Most recently, I found that I had misunderstood some subtleties of transferring data between registers. The fix was simple - an opcode that zero fills the upper bits when you make a copy of an object smaller than the register size. But how this manifested itself was that sometimes printf() printed out the wrong character when printing a number. Eventually, I was able to isolate this to 33 % 10 resulting in 9 (not 3), which meant I didn't have to debug libc. After further narrowing the issue down to making a very small test case, I was able to see why the CPU was generating the incorrect value. That probably took me 4 days to debug.
As I plan on making some radical changes that could break things, I need to consider how best to avoid introducing more of these kinds of issues, and if it happens, how to quickly determine the issue.
The best idea I've got right now is to leverage the space I have within the FGPA and build more stuff. So since I plan to start trying to reduce the size of the combinatorial paths within the CPU which could effect timing, I'll create a second CPU. The new CPU will be the one I modify, and the first one will be my canary. I can feed them all the same data in parallel. The output from the canary will not be connected to the rest of the system, but will instead feed into a testing module.
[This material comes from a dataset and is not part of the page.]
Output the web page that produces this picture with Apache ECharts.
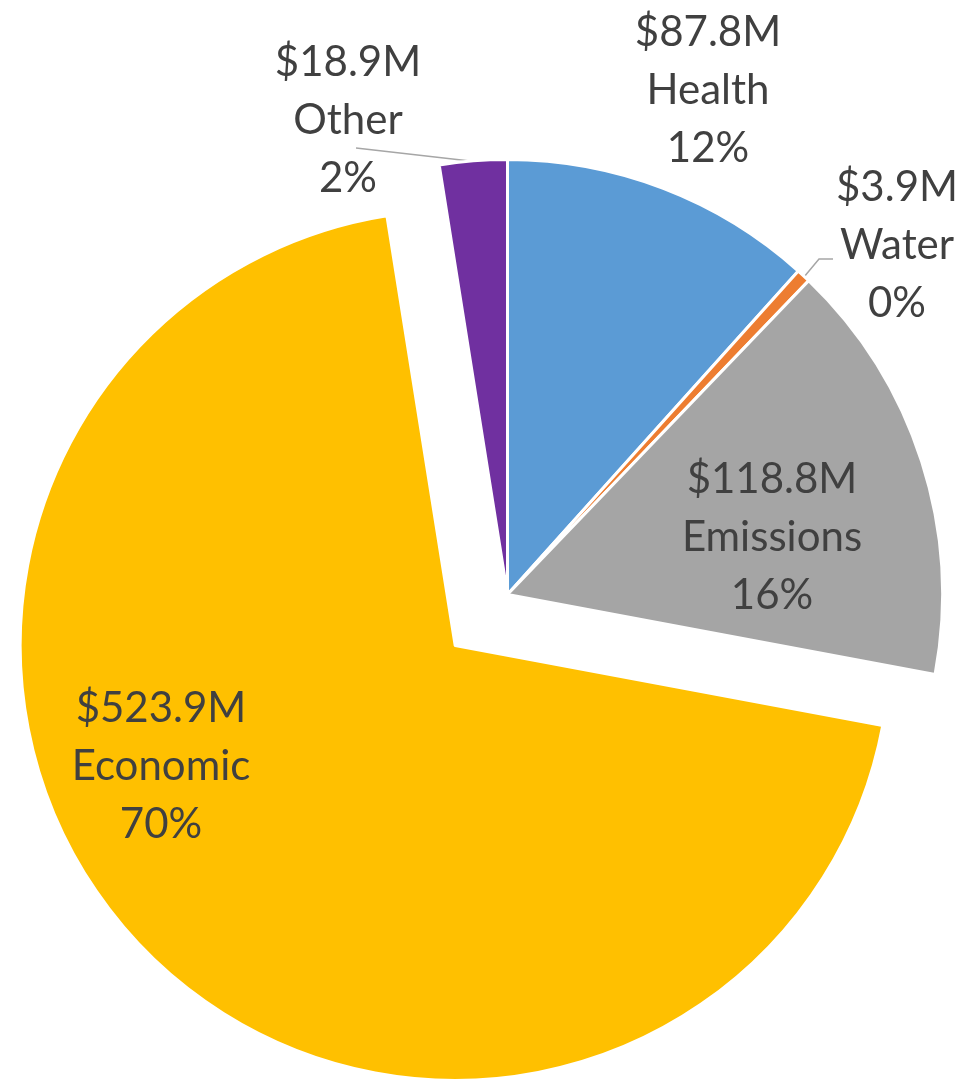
<!DOCTYPE html>
<html>
<head>
<meta charset="utf-8">
<script src="https://cdn.jsdelivr.net/npm/echarts@6/dist/echarts.min.js"></script>
<style>
html,body{margin:0;padding:0;background:#fff;}
#chart{width:966px;height:1082px;}
</style>
</head>
<body>
<div id="chart"></div>
<script>
const categories = ['Health', 'Water', 'Emissions', 'Economic', 'Other'];
const values = [87.8, 3.9, 118.8, 523.9, 18.9];
const percentLabels = ['12%', '0%', '16%', '70%', '2%'];
const colors = ['#5B9BD5', '#ED7D31', '#A5A5A5', '#FFC000', '#7030A0'];

// label layout (positions only)
const labelPos = [
  {x: 708, y: 90, line: null},
  {x: 897, y: 245, line: [[804, 277], [819, 259], [833, 259]]},
  {x: 772, y: 537, line: null},
  {x: 161, y: 766, line: null},
  {x: 348, y: 120, line: [[470, 161], [356, 148]]}
];

const chart = echarts.init(document.getElementById('chart'), null, {renderer: 'canvas'});

const sliceData = categories.map((c, i) => ({
  name: c,
  value: values[i],
  selected: c === 'Economic',
  itemStyle: {color: colors[i]}
}));

const labelData = categories.map((c, i) => ({
  name: c,
  value: values[i],
  labelLine: {show: !!labelPos[i].line, lineStyle: {color: '#A6A6A6', width: 1.5}}
}));

chart.setOption({
  animation: false,
  series: [{
    type: 'pie',
    center: [507.5, 594.5],
    radius: 435,
    startAngle: 90,
    clockwise: true,
    selectedMode: 'single',
    selectedOffset: 73,
    emphasis: {disabled: true},
    silent: true,
    itemStyle: {borderColor: '#ffffff', borderWidth: 3},
    label: {show: false},
    labelLine: {show: false},
    data: sliceData
  }, {
    type: 'pie',
    center: [507.5, 594.5],
    radius: 435,
    startAngle: 90,
    clockwise: true,
    selectedMode: false,
    silent: true,
    avoidLabelOverlap: false,
    emphasis: {disabled: true},
    itemStyle: {color: 'rgba(0,0,0,0)', borderWidth: 0},
    label: {
      show: true,
      position: 'outside',
      color: '#404040',
      fontFamily: 'Lato',
      fontSize: 42,
      lineHeight: 58,
      align: 'center',
      formatter: p => '$' + p.value.toFixed(1) + 'M\n' + p.name + '\n' + percentLabels[p.dataIndex]
    },
    labelLayout: function (params) {
      const lp = labelPos[params.dataIndex];
      const r = {x: lp.x, y: lp.y, align: 'center', verticalAlign: 'middle', moveOverlap: null};
      if (lp.line) r.labelLinePoints = lp.line;
      return r;
    },
    data: labelData
  }]
});
</script>
</body>
</html>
They module will also get taps from the second processor, and if the outputs diverge it can throw a signal that I can catch with the debug tools.
The nice thing about this is that it's fairly lightweight, and it will allow me to immediately see if the timing has changed. It doesn't rely on any other device in the system, and so I don't need to worry about special test programs or anything like that, however if I did have a program that did some additional self-tests it would be beneficial.
I'm curious if anyone has other ideas on how to build the equivalent of unit tests for systems of this complexity? I never got into the simulation aspects of Verilog - is that something that is worth the time to retrofit, or is the benefit of simulation more pre-synthesis?